Il coraggio di cambiare
Di fronte a queste posizioni occorre ribadire che forse il Concilio non ha avuto abbastanza coraggio nel decidere tutti i cambiamenti necessari, è stato frenato o comunque si è fermato a metà strada, in un momento in cui ogni rinnovamento sembrava possibile ed esso sembrava orientato a prendere decisioni storiche: ordinazione di uomini sposati, orientamenti più aperti per quello che riguarda i matrimoni interconfessionali, prospettive diverse circa il matrimonio e la regolazione delle nascite, e forse per lo stesso accesso della donna al ministero. Nonostante questi limiti, il Vaticano II avrebbe comunque portato un ben maggiore rinnovamento nella Chiesa, se fosse stato applicato sino in fondo, non solo nella lettera ma anche nello spirito.
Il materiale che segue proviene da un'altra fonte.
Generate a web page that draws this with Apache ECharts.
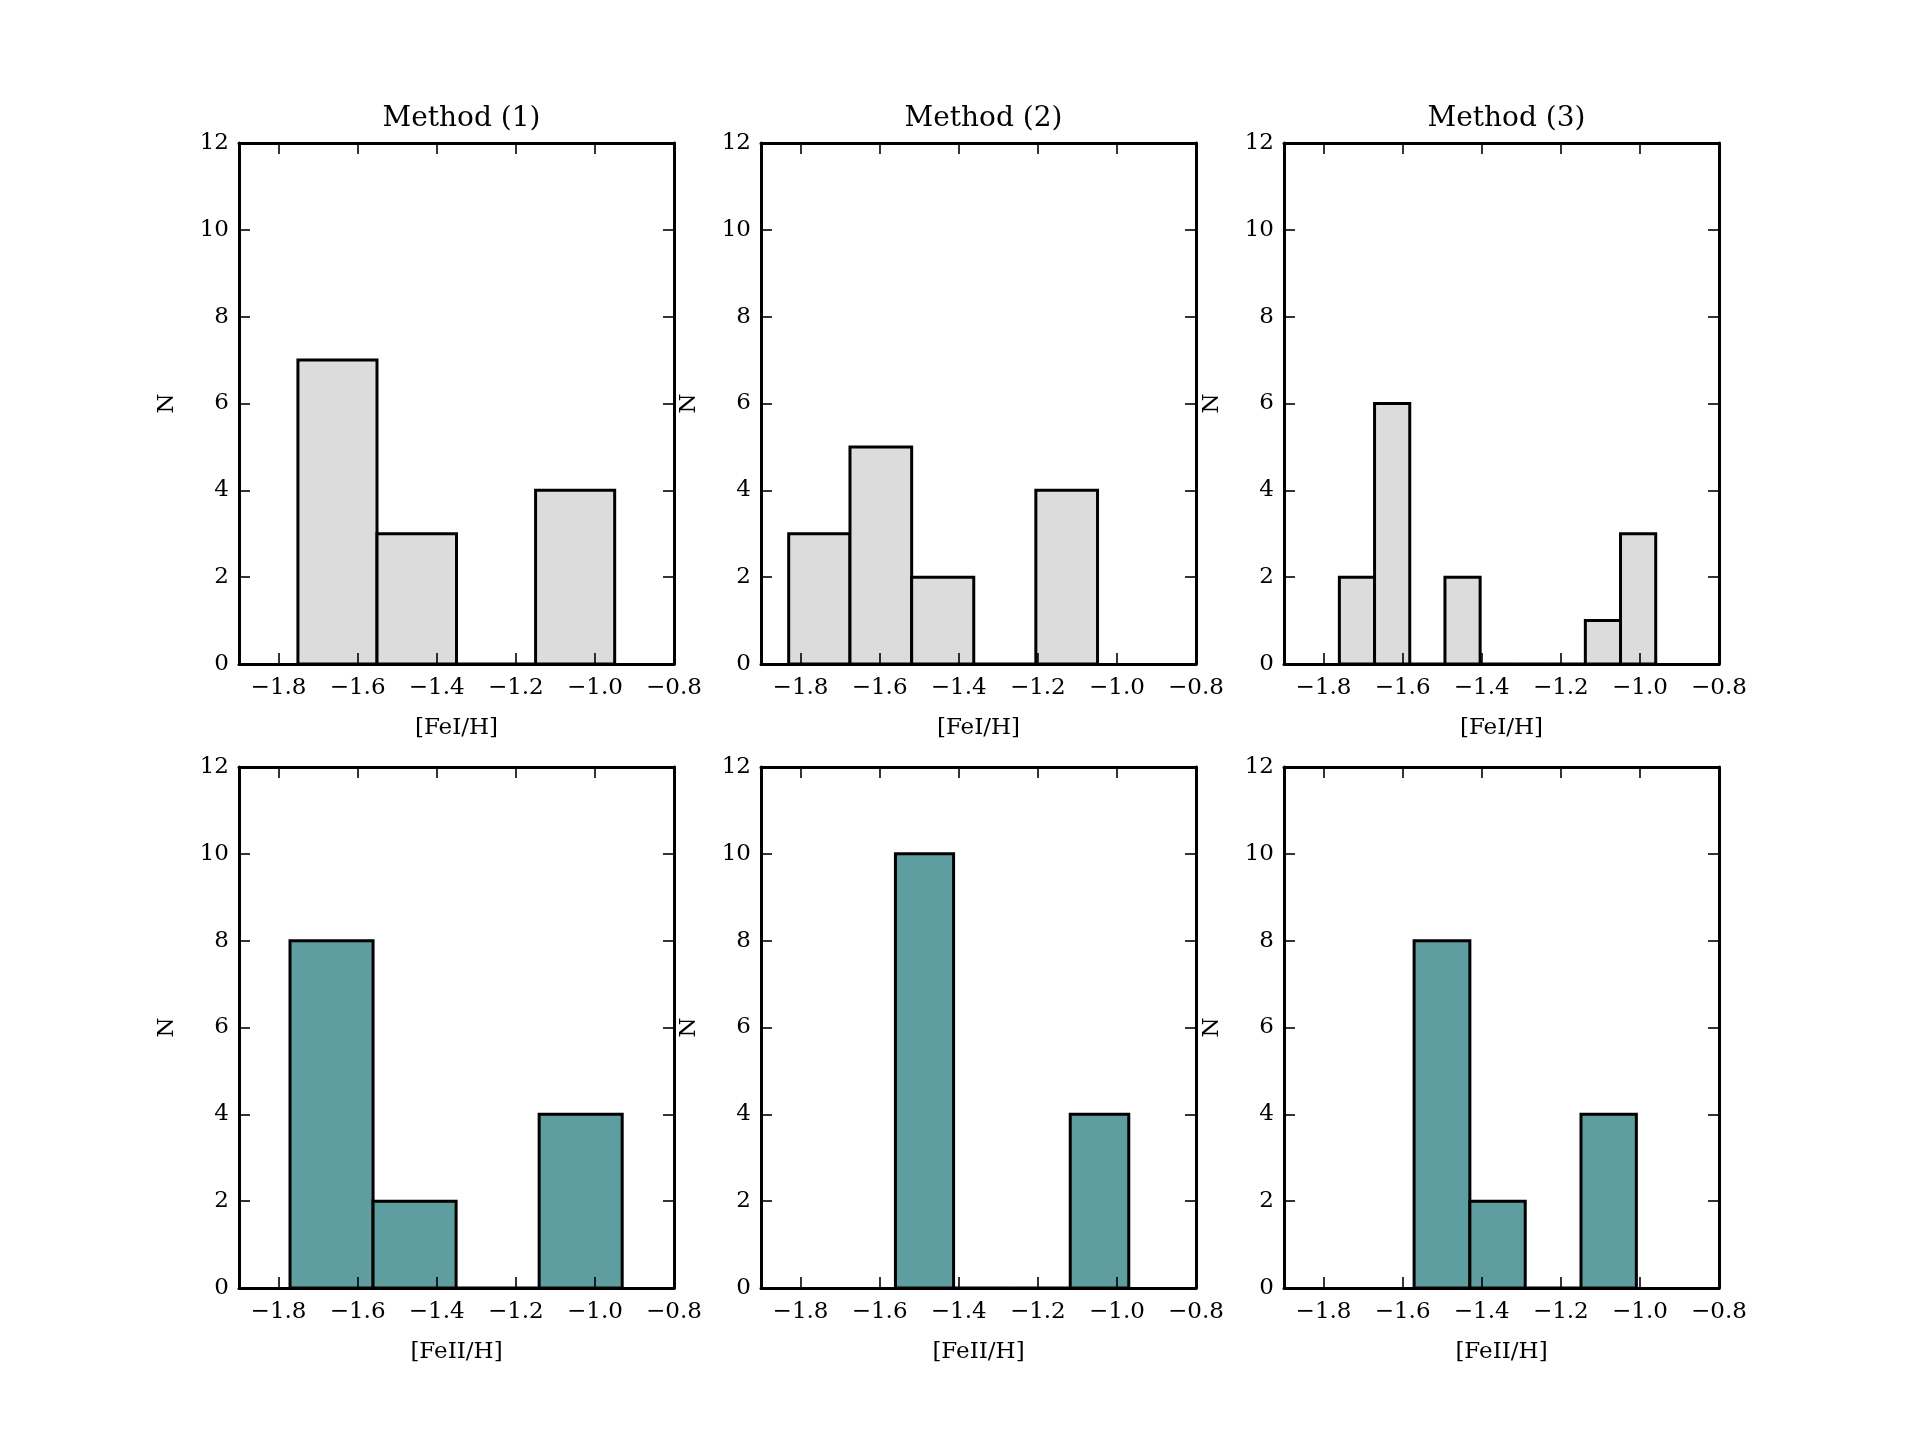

Occorre evitare che esso faccia la fine del Concilio di Firenze del 1439 che, dopo un breve periodo nel quale pareva fosse stato accettato da quasi tutti, è stato rifiutato, mentre le sue conclusioni (e cioè la riconciliazione fra Oriente e Occidente sottoscritta da tutte le parti) non hanno poi trovato seguito. La dinamica di gruppo, che ha luogo in un Concilio e che porta avanti la Chiesa sotto l’azione dello Spirito, viene in seguito spesso dimenticata o è ignorata da coloro che non vi hanno partecipato e che quindi non riescono a comprendere come esso abbia potuto operare certe svolte nella vita della Chiesa.

Per una piena comunione
Papa Benedetto XVI si è impegnato decisamente per una piena ricezione del Concilio Vaticano II e per realizzare il ristabilimento della piena comunione fra i cristiani. Questo impegno appare del tutto credibile, ma esso dovrebbe essere coronato dalla prospettiva di un nuovo Concilio ecumenico.
Soltanto un Concilio ecumenico potrebbe infatti affrontare e portare a compimento certi problemi interni alla Chiesa cattolica che ancora attendono soluzione (come quello ricordato del passaggio all’ordinazione al ministero di uomini sposati), e certi altri problemi che le Chiese cristiane possono affrontare e risolvere soltanto insieme (per esempio l’accesso delle donne ai ministeri ordinati, ma anche le risposte ai nuovi problemi posti oggi alle Chiese in campo di bioetica o di etica sessuale).
Soprattutto è soltanto con un Concilio autenticamente ecumenico che dovrebbe essere celebrato il momento del ristabilimento della piena comunione visibile fra le grandi Chiese storiche, e cioè non soltanto fra la Chiesa cattolica e le Chiese ortodosse, ma anche con le Chiese precalcedonesi, con le Chiese della comunione anglicana e della comunione luterana: una riconciliazione che da molti segni non sembra essere oggi più tanto lontana.
Un tale Concilio mostrerebbe il vero volto della comunità voluta da Gesù di Nazareth, una comunità capace di vivere la comunione e la fraternità, nell’ascolto della Parola di Dio, in cui l’autorità viene intesa come servizio e viene esercitata con uno stile di sinodalità, una comunità attenta e accogliente nei confronti degli ultimi, caratterizzata dall’amore, capace di un incontro più cordiale con i credenti delle altre religioni e con i non credenti, e di un nuovo atteggiamento anche nei confronti della scienza e delle attese di pace e di giustizia dell’uomo contemporaneo. Una comunità che al cuore di tutta la famiglia umana e insieme con essa è in cammino verso il Regno di Dio.